Итальянский гуманизм и его заальпийский резонанс подготовили классическую науку еще в одном отношении. Космическая инерция Галилея, прямолинейная инерция Декарта, законы Кеплера, центробежные силы Гюйгенса были непосредственной основой закона тяготения, ньютоновой системы мира и в конечном счете всей классической механики XVII в. Но предпосылкой этой линии, идущей от Коперника к Ньютону, была десакрализация картины мироздания. Система Аристотеля и Птолемея, геоцентризм (покончивший с абсолютным различием «верха» и «низа», но основанный на абсолютном различии «низа» как центра мироздания и «верха» как его периферии) соединили топографическую иерархию «низа» и «верха» с моральной и религиозной иерархией. Такое соединение «низа», или «земли», с «верхом», или «небом», сохранилось в современном языке («низкий поступок», «небесное блаженство»), но для перехода к классической науке и к культуре Нового времени в целом требовалось предварительное разрушение сакрального и тем самым абсолютизирующего понимания пространства. Такая же десакрализация и соответственно релятивирование произошли с понятием времени: оно лишилось абсолютизировавших его священных дат. В XVII в. десакрализация природы еще не противостояла религии явно и прямо, но уже внесла в науку идею однородности и относительности пространства и времени — идею, которой предстояло освободиться от абсолютов только в XX в., в теории относительности Эйнштейна.
Воздействие выдвинутой итальянскими гуманистами идеи суверенности разума на развитие науки, которое привело к генезису классической механики, не было непосредственным. Ни Галилей, ни Декарт, ни Ньютон не читали произведений гуманистов-натурфилософов. Тот критерий идейной связи, который сформулировал П. Дюэм в подзаголовке своей книги о Леонардо да Винчи («Кого он читал и кто его читал»), в данном случае совсем не подходит (см. 32). Существовал какой-то общий, главным образом психологический, результат натурфилософии, искусства, живого обсуждения идей, ставших анонимными вследствие своей распространенности, какой-то общекультурный потенциал, освободивший мышление от канонических запретов и таким образом подорвавший господство текстов (ratio scripta), как и господство монашеских орденов, конгрегаций, университетов, стоявших на страже scripta. Северный гуманизм отличался от итальянского более явной связью религиозных, натурфилософских, эстетических и моральных идей с борьбой общественных групп.

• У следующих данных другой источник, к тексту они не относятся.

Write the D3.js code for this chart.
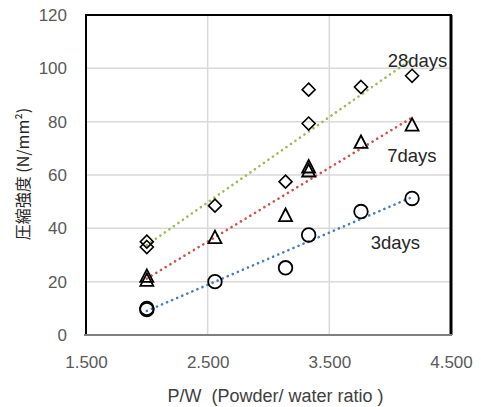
<!DOCTYPE html>
<html>
<head>
<meta charset="utf-8">
<script src="https://cdn.jsdelivr.net/npm/d3@7"></script>
<style>
  body { margin: 0; background: #fff; }
  svg { display: block; }
</style>
</head>
<body>
<div id="chart"></div>
<script>
// data
const x28 = [2.0, 2.0, 2.56, 3.14, 3.33, 3.33, 3.76, 4.18];
const y28 = [35, 33, 48.5, 57.5, 92, 79.3, 93, 97.2];
const x7 = [2.0, 2.0, 2.56, 3.14, 3.33, 3.33, 3.76, 4.18];
const y7 = [22, 20.5, 36.5, 44.8, 61.5, 63, 72.2, 78.7];
const x3 = [2.0, 2.0, 2.56, 3.14, 3.33, 3.76, 4.18];
const y3 = [9.5, 10, 20, 25.2, 37.5, 46.3, 51.2];
const xTicks = [1.5, 2.5, 3.5, 4.5];
const yTicks = [0, 20, 40, 60, 80, 100, 120];
const labels = [
  {text: '28days', x: 3.98, y: 100.6},
  {text: '7days', x: 3.975, y: 65},
  {text: '3days', x: 3.84, y: 32.4}
];

const width = 481, height = 407;
const margin = {left: 86, top: 15, right: 30, bottom: 72};
const w = width - margin.left - margin.right;
const h = height - margin.top - margin.bottom;

const svg = d3.select('#chart').append('svg')
  .attr('width', width)
  .attr('height', height);

const x = d3.scaleLinear().domain([1.5, 4.5]).range([0, w]);
const y = d3.scaleLinear().domain([0, 120]).range([h, 0]);

const g = svg.append('g').attr('transform', `translate(${margin.left},${margin.top})`);

// gridlines
g.append('g').selectAll('line').data(yTicks.slice(1, -1)).enter().append('line')
  .attr('x1', 0).attr('x2', w)
  .attr('y1', d => y(d)).attr('y2', d => y(d))
  .attr('stroke', '#d9d9d9').attr('stroke-width', 1.5);
g.append('g').selectAll('line').data(xTicks.slice(1, -1)).enter().append('line')
  .attr('y1', 0).attr('y2', h)
  .attr('x1', d => x(d)).attr('x2', d => x(d))
  .attr('stroke', '#d9d9d9').attr('stroke-width', 1.5);

// tick labels
const yAxis = d3.axisLeft(y).tickValues(yTicks).tickSize(0).tickPadding(19);
g.append('g').call(yAxis)
  .call(s => s.select('.domain').remove())
  .selectAll('text')
  .style('font-family', 'Liberation Sans, Arial, sans-serif')
  .style('font-size', '17px')
  .attr('fill', '#595959');

const xAxis = d3.axisBottom(x).tickValues(xTicks).tickSize(0).tickPadding(21)
  .tickFormat(d3.format('.3f'));
g.append('g').attr('transform', `translate(0,${h})`).call(xAxis)
  .call(s => s.select('.domain').remove())
  .selectAll('text')
  .style('font-family', 'Liberation Sans, Arial, sans-serif')
  .style('font-size', '17px')
  .attr('fill', '#595959');

// linear trend lines
function fit(xs, ys) {
  const mx = d3.mean(xs), my = d3.mean(ys);
  let sxy = 0, sxx = 0;
  xs.forEach((v, i) => { sxy += (v - mx) * (ys[i] - my); sxx += (v - mx) * (v - mx); });
  const b = sxy / sxx;
  const a = my - b * mx;
  const x0 = d3.min(xs), x1 = d3.max(xs);
  return [[x0, a + b * x0], [x1, a + b * x1]];
}
const trends = [
  {xs: x28, ys: y28, color: '#9bbb59'},
  {xs: x7, ys: y7, color: '#d0504d'},
  {xs: x3, ys: y3, color: '#4a7ebb'}
];
const line = d3.line().x(d => x(d[0])).y(d => y(d[1]));
trends.forEach(t => {
  g.append('path')
    .attr('d', line(fit(t.xs, t.ys)))
    .attr('fill', 'none')
    .attr('stroke', t.color)
    .attr('stroke-width', 2.6)
    .attr('stroke-linecap', 'round')
    .attr('stroke-dasharray', '0.1 5.4');
});

// markers
const pts28 = x28.map((v, i) => [v, y28[i]]);
const pts7 = x7.map((v, i) => [v, y7[i]]);
const pts3 = x3.map((v, i) => [v, y3[i]]);

g.append('g').selectAll('path').data(pts28).enter().append('path')
  .attr('transform', d => `translate(${x(d[0])},${y(d[1])})`)
  .attr('d', 'M0,-6.5L6.5,0L0,6.5L-6.5,0Z')
  .attr('fill', 'none').attr('stroke', '#000').attr('stroke-width', 1.6);

g.append('g').selectAll('path').data(pts7).enter().append('path')
  .attr('transform', d => `translate(${x(d[0])},${y(d[1])})`)
  .attr('d', 'M0,-7L6.5,5.5L-6.5,5.5Z')
  .attr('fill', 'none').attr('stroke', '#000').attr('stroke-width', 1.8)
  .attr('stroke-linejoin', 'miter');

g.append('g').selectAll('circle').data(pts3).enter().append('circle')
  .attr('cx', d => x(d[0])).attr('cy', d => y(d[1]))
  .attr('r', 6.8)
  .attr('fill', 'none').attr('stroke', '#000').attr('stroke-width', 1.8);

// series labels
g.append('g').selectAll('text').data(labels).enter().append('text')
  .attr('x', d => x(d.x)).attr('y', d => y(d.y))
  .style('font-family', 'Liberation Sans, Arial, sans-serif')
  .style('font-size', '18.5px')
  .attr('fill', '#262626')
  .text(d => d.text);

// plot border and bottom axis line
g.append('rect')
  .attr('x', 0).attr('y', 0).attr('width', w).attr('height', h)
  .attr('fill', 'none').attr('stroke', '#000').attr('stroke-width', 2);
g.append('line')
  .attr('x1', w).attr('x2', w).attr('y1', 0).attr('y2', h)
  .attr('stroke', '#000').attr('stroke-width', 3);
g.append('line')
  .attr('x1', -2).attr('x2', w + 1).attr('y1', h).attr('y2', h)
  .attr('stroke', '#7f7f7f').attr('stroke-width', 2);

// axis titles
svg.append('text')
  .attr('x', margin.left + w / 2 + 7).attr('y', 402)
  .attr('text-anchor', 'middle')
  .style('font-family', 'Liberation Sans, Arial, sans-serif')
  .style('font-size', '18px')
  .attr('fill', '#404040')
  .attr('xml:space', 'preserve')
  .text('P/W  (Powder/ water ratio )');

svg.append('text')
  .attr('transform', 'translate(29,174) rotate(-90)')
  .attr('text-anchor', 'middle')
  .style('font-family', 'Noto Sans CJK JP, sans-serif')
  .style('font-size', '16px')
  .attr('fill', '#262626')
  .text('圧縮強度 (N/mm²)');
</script>
</body>
</html>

Различные группы гвельфов и гибеллинов в Италии XIV—XVI вв. не связывали свои столкновения с различием в мировоззрении. У Иоганна Рейхлина, Эразма Роттердамского и Ульриха фон Гуттена самые отвлеченные идеи ведут в конце концов к тем или иным позициям в общественной борьбе. Последняя происходила по преимуществу в форме религиозной распри, и критерий «что следует из данной идеи для хода религиозной борьбы?» прямо или косвенно, сознательно или бессознательно играл роль при обсуждении (включая «внутренний диалог») и выработке новых представлений о мире. Реформация предоставила каждому человеку принципиальную возможность черпать свои религиозные воззрения непосредственно из Библии и Евангелия, не пропуская их через густой фильтр канонизированной средневековой схоластики. Лютер и Меланхтон враждебно относились к идеям Коперника, Сервет — и не он один — пал жертвой протестантской церкви, но при всем том атмосфера Реформации и религиозных войн создавала культурный потенциал, подтачивавший каноническую средневековую традицию. Подчеркнем еще раз: для северного гуманизма и для Реформации особенно важны не логические связи — «кого он читал», — а менее явное, но несомненное влияние общего, результирующего стиля мышления на развитие науки. Здесь движущей силой познания служит эпоха как сумма всех экономических, политических, культурных и социально-психологических особенностей цивилизации.
Реформация дала начало ряду идейных течений, общественных движений и религиозных войн, преобразовавших карту Европы, лишивших католицизм его духовного единодержавия и во многом повлиявших на экономическую, политическую и культурную жизнь европейских стран. Для науки весьма существенной стороной Реформации стал плюрализм церковной догматики. Католическая церковь была единой. Духовная юрисдикция архиепископов, Сорбонны, догматические разногласия между теологами различных орденов не отменяли единой для всего католического мира канонизации текстов, единой духовной цензуры, единых инквизиционных критериев. Реформация, напротив, привела к множественности церквей, причем такая множественность была явно связана не с «божьим градом» (civitas dei) Августина, а с «земным градом» (civitas terrena). Однако эта множественность приобретает религиозное обоснование, она связана с основной посылкой Реформации — идеей о возможности непосредственного общения с богом, без посредничества церкви. Отсюда оправдание не только civitas terrena, но и земного, эмпирического, сенсуального постижения бога в его творениях.